I'm trying something new this semester in the Utah Valley University writing class I teach. We've selected a group topic that we will dig into as we explore various aspects of doing research, evaluating rhetoric, etc.
My students came up with a dozen or so topics and ultimately voted on the separation of church and state. Gay marriage was a very close second, so from time to time we've gotten into the areas where the two topics overlap.
This past Friday I had my students summarize and respond to an editorial in the New York Times proposing a possible compromise on the issue of same sex marriage that would address the key issues of civil rights for same sex couples on the one hand and protection of religious conscience and practice on the other. It's an intriguing idea that could buy us some time to dig deeper into the issue of "redefining" marriage.
It's been painfully interesting to be here in Utah and to be a member of the LDS church with all of the fallout from California's Proposition 8 and, most recently, with the limelight on Senator Buttars and his comments about gays being a bigger threat to the U.S. than Muslim terrorists.
I know where I personally stand on the issue of same sex marriage as a matter of public policy and civil law.
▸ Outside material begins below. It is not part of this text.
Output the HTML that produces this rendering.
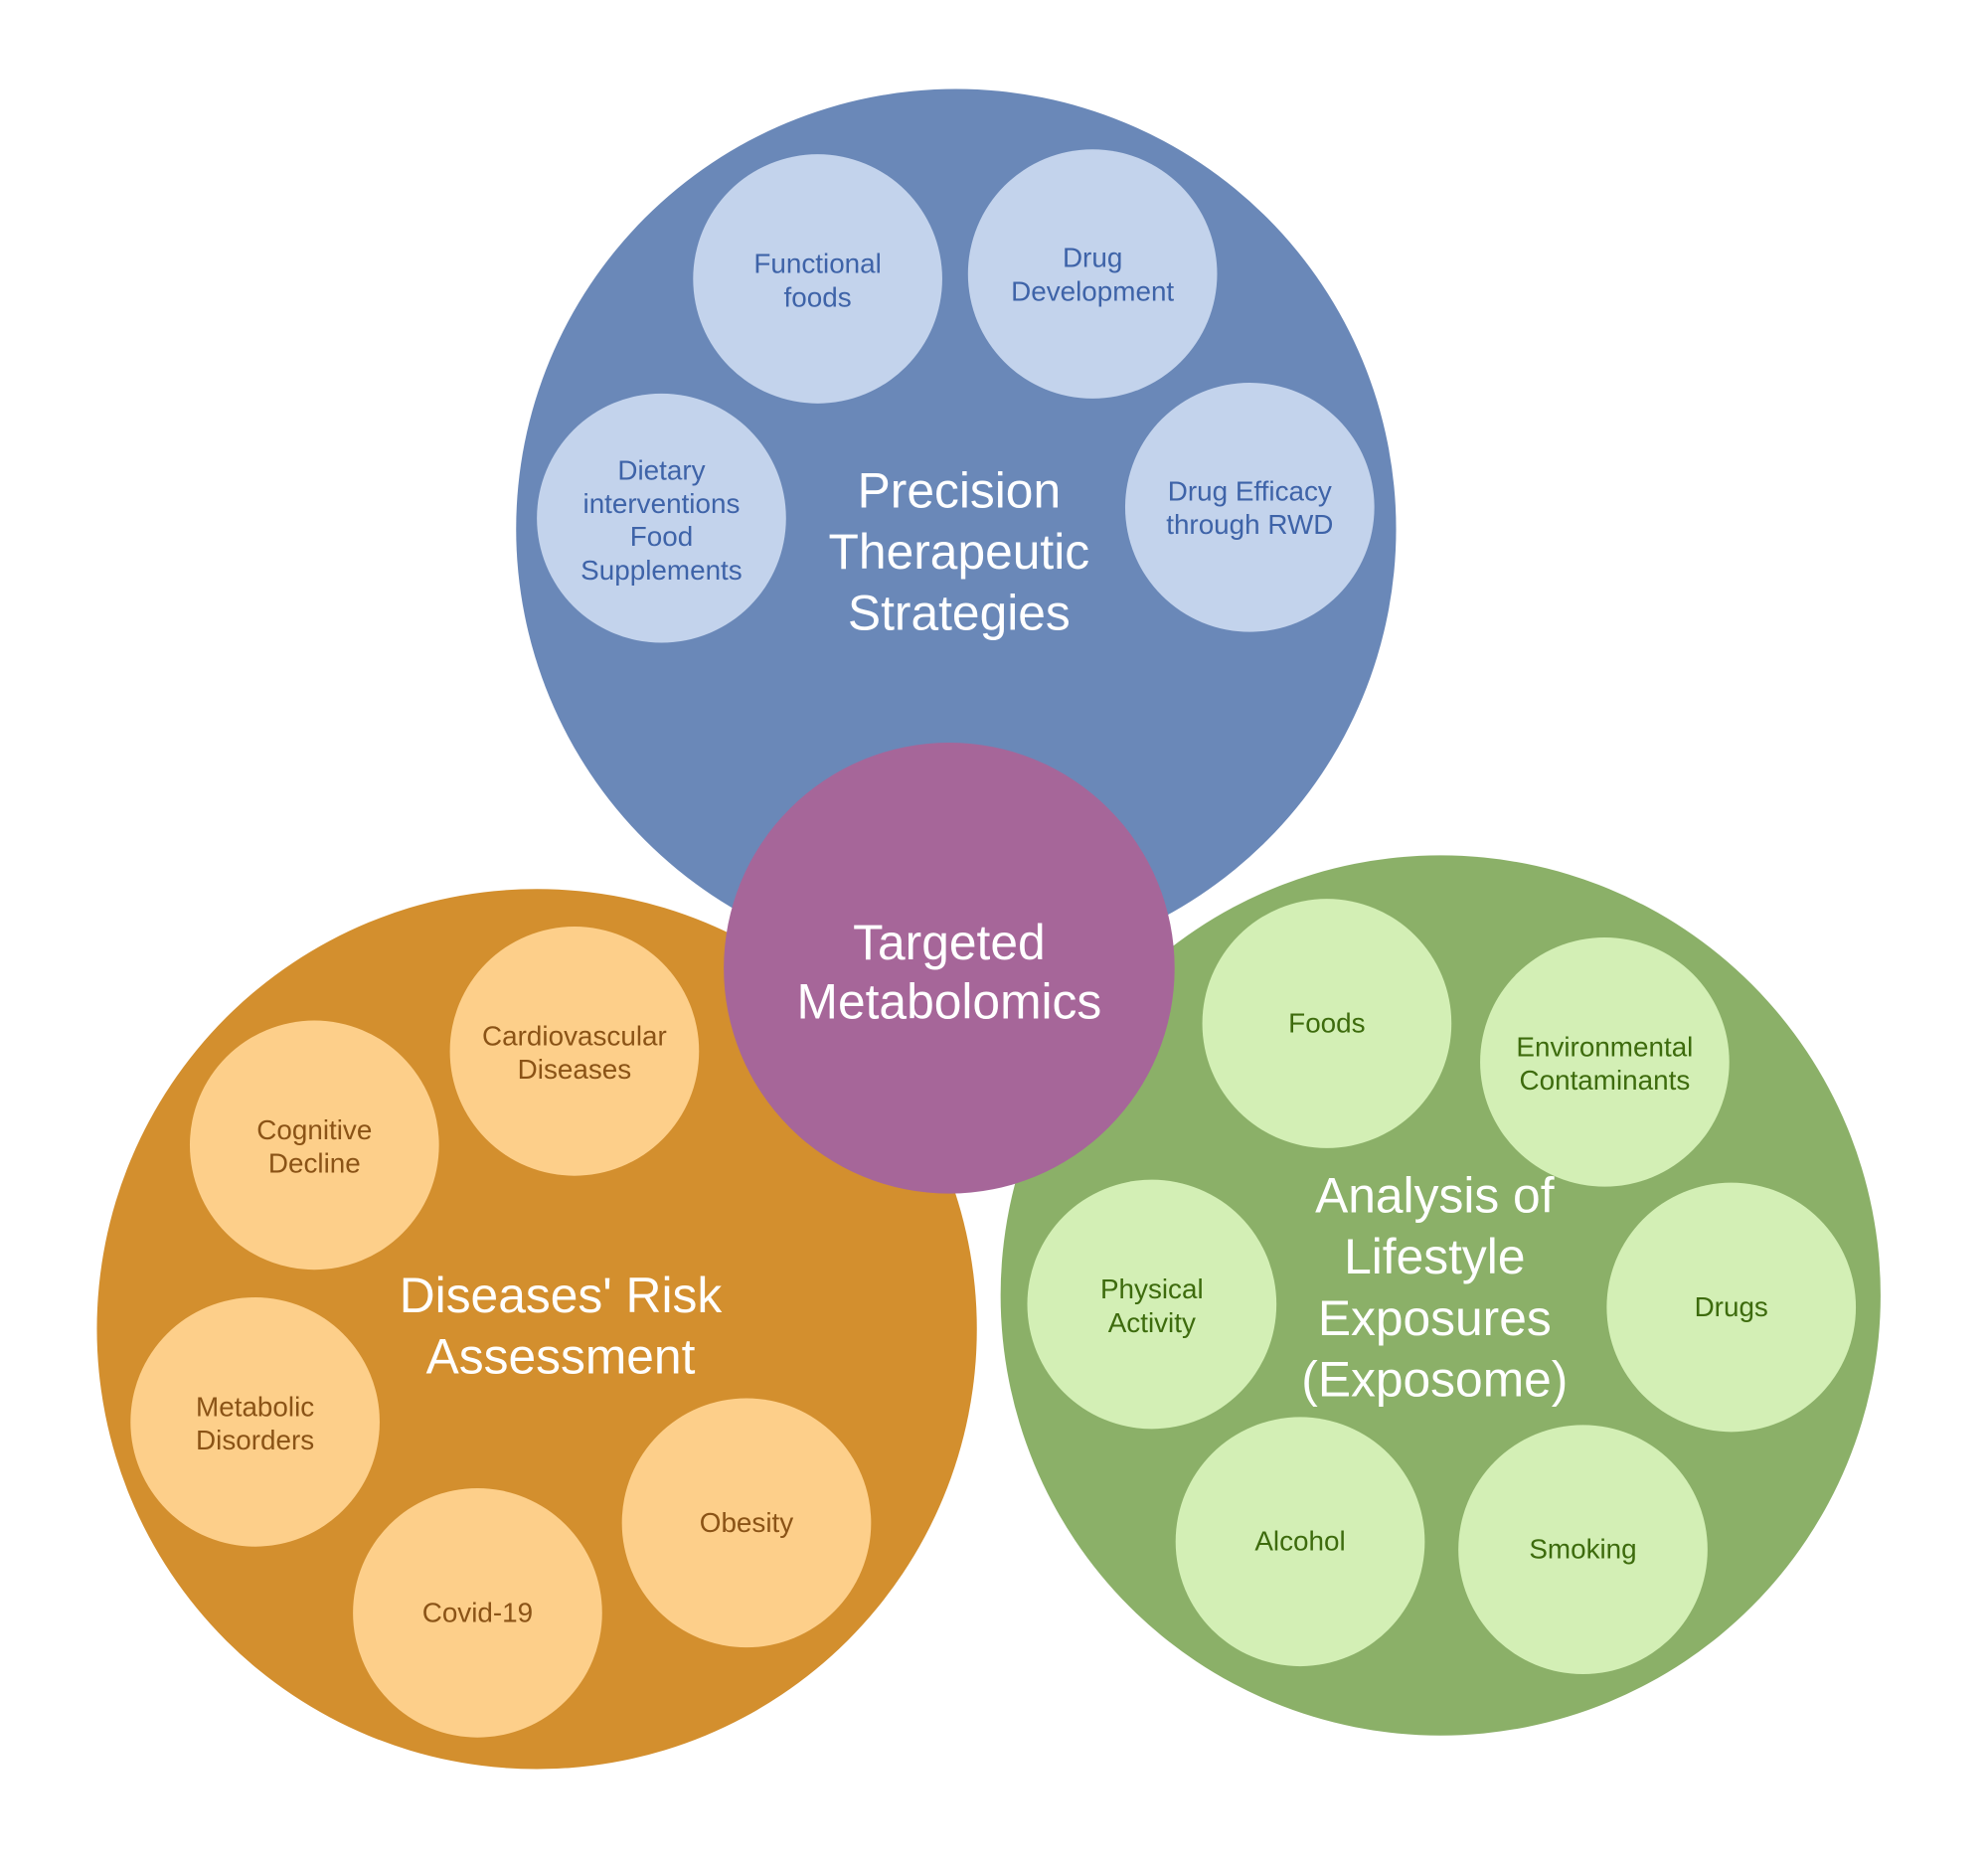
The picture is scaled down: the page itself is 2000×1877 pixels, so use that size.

I also know that at the end of the day my church leaders (at least the ones at the top) would support me and my conscience.
The painful part for me lies in the tangled web of misunderstanding, hurt, anger and fear and knowing that people I dearly love fall at opposite ends of the political spectrum on this issue. Ironically, I'm at risk of being labeled both a heretic and a mindless sheep, but in my mind I am neither. It's a surreal place to exist. Especially when my opinions are rooted in the ideas of freedom and love for my fellow beings, something that paradoxically we pretty much all value.
Seeing the issue through the lens of a college writing class has equipped me with some tools to at least begin to sort through the mess. For example, a few weeks ago we talked about the importance of understanding the assumptions we bring to the table.
Here's just one example:
One of the assumptions many proponents of Prop 8 made was that same sex couples in California already have all of the rights and protections that married heterosexual couples have. This idea was reinforced by a widely circulated youtube video. Just over two minutes in the narrator says, "if this isn't about rights and equality, what is it about?"
But opponents of Prop 8 were pretty clear in their understanding that at best same sex couples only have some of the rights, protections and benefits afforded married couples, and that they have to jump through multiple legal hoops to ensure them. They were pretty clear that the debate was all about rights and equality.
If we fail to dig deep and see the complexity in issues like this, we are bound to reduce our views to sound bites like "hate" and "tyranny of the minority."
And what good does that do? We just end up digging ourselves into a hole.
6 comments:
Every political issue seems complex to me, and I have always thought I should be able to be more definite on my opinions. But the older I get and the more experiences I have (and the more people I meet) the more I realize that every single issue, at least to me, can be seen both ways. I love that and I hate that. I would be interested to hear what your students came up with as far as a compromise on the gay marriage talk.
Hi Mel
I stumbled across your blog on LDS BLOGS. I thought you mighe be interested in a site my wife and I just built called MormonsMadeSimple.com, which uses simple, explanatory videos to explain the Mormon faith. Feel free to feature any of these videos on your blog, or just share them with non-member friends. We're hoping these videos will be missionary tools to help members share their beliefs. Anyway, sorry to spam your comments section. I couldn't find any contact information for you on your blog.
- Doug & Laurel
The USA is a democracy not a theocracy and the separation of church and state is crucial in this.
What two people do together in the privacy of their own home should be between them, their consciences, and their higher power. To me, the whole issue of "gay marriage" is simple and just a matter of foolish pride and semantics for some. Marriage is between a man and a woman. Same sex couples who wish to have all the same benefits as married couples, and I whole heartedly believe that they should, should have them and they should accept the term "civil union".
Good heavens! It's just words! Sheesh!
Mel:
Thanks for your blog and your reasoned and calm statements. I have been blogging in opposition to Proposition 8, and have been surprised by the level of hate and anger that many proponents of Proposition 8 (including some Mormons) have expressed against gays and lesbians.
While I am a big boy and (having grown up gay) have definitely heard hateful language, I'll have to admit that--even I--have been somewhat surprised at the level of hatred that many Proposition 8 supporters have against gays and lesbians.
As Americans, we clearly have a long way to go....
I think what has really bothered me is the level of involvement of the LDS Church in the political discussion. It frightens me to think Mormons have a "block vote" in any way.
I don't understand how deeply some people can hate, and how verbally and outwardly they can express it. It feels like ignorance to me.
I think you have it right Mel - keep and open mind and rational head.
Sounds like you and I might have similar views on this topic. I always feel like a black sheep in both sides of this argument because of my unique feelings about it. I wish both sides could be a little more open-minded in seeking peaceful alternatives to the all-or-nothing laws that are being played out now.